MR. CAT?O: Thanks for the question. I thought I had dealt with some of the concerns that are associated with the possibility of crises and so on. So I don’t really have much to add to that. Concerning what’s going to happen to capital flows in emerging markets, I think this is best left again for next week’s conference. What we did in the chapter, as I mentioned before, is that we tried to highlight what factors are important and the factor that’s most important in explaining, explaining quite a bit of it, is the slowing down in growth prospects in emerging markets. So other factors play a role here and there, but they are not as strong systematically.

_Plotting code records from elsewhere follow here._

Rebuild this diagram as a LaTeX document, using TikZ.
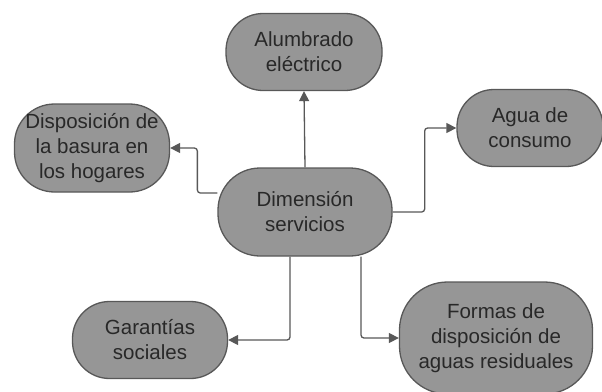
\documentclass[tikz,border=0pt]{standalone}
\usepackage{fontspec}
\setmainfont{Liberation Sans}
\usetikzlibrary{arrows.meta,positioning,backgrounds}
\definecolor{boxgray}{RGB}{150,150,150}
\definecolor{edgegray}{RGB}{88,88,88}
\definecolor{textgray}{RGB}{40,40,40}

\tikzset{
  servbox/.style={rectangle,rounded corners=37pt,draw=edgegray,line width=1.3pt,fill=boxgray,
    text=textgray,align=center,inner sep=0pt,font=\fontsize{20.5}{25}\selectfont},
  link/.style={draw=edgegray,line width=1.3pt,rounded corners=3pt,-{Triangle[length=10pt,width=10pt]}}
}

\begin{document}
\begin{tikzpicture}[x=1pt,y=-1pt]
  \useasboundingbox (0,0) rectangle (602,391);
  \node[servbox,minimum width=174pt,minimum height=88pt,rounded corners=42pt] (dim) at (305,212) {Dimensión\\servicios};
  \node[servbox,minimum width=156pt,minimum height=77pt] (alum) at (304,52) {Alumbrado\\eléctrico};
  \node[servbox,minimum width=155pt,minimum height=88pt,rounded corners=40pt] (disp) at (92,148) {Disposición de\\la basura en\\los hogares};
  \node[servbox,minimum width=146pt,minimum height=77pt] (agua) at (530,128) {Agua de\\consumo};
  \node[servbox,minimum width=155pt,minimum height=77pt] (gar) at (150,340) {Garantías\\sociales};
  \node[servbox,minimum width=193pt,minimum height=112pt,rounded corners=48pt] (form) at (496,338) {Formas de\\disposición de\\aguas residuales};
  \begin{scope}[on background layer]
    \draw[link] (dim.north) -- (alum.south);
    \draw[link] ([yshift=19pt]dim.west) -- ++(-20,0) |- (disp.east);
    \draw[link] (dim.east) -- ++(32,0) |- (agua.west);
    \draw[link] ([xshift=-15pt]dim.south) |- (gar.east);
    \draw[link] ([xshift=56pt]dim.south) |- (form.west);
  \end{scope}
\end{tikzpicture}
\end{document}
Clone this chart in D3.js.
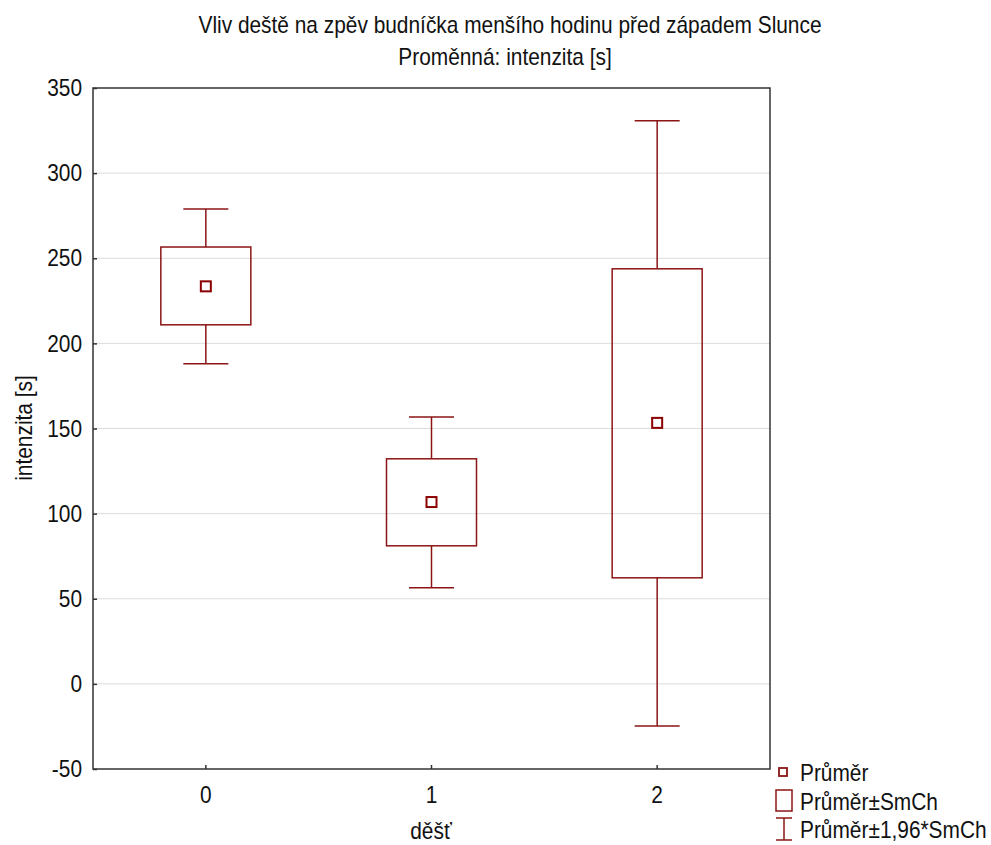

So very much what’s going to happen to capital flows based on the chapter’s analysis will depend on the growth prospects of emerging markets going forward.
MS. STANKOVA: Okay, thank you. And the next question we have online is probably also for next week’s press conference, but I will acknowledge and list it and maybe you would want to say a few words on the capital flows aspect. “What is the prospect for Brazil in 2016 in the context of the World Economic Outlook and political chapters?”
MR. CAT?O: Thanks for the question. Again it is best left for next week’s country-specific questions. Here we are trying to be as general and as analytical as possible. Thanks.
MS. STANKOVA: Do we have any more questions from the room? If not, then thank you very much for coming. The press conference will conclude at this point and have a good day. Thank you.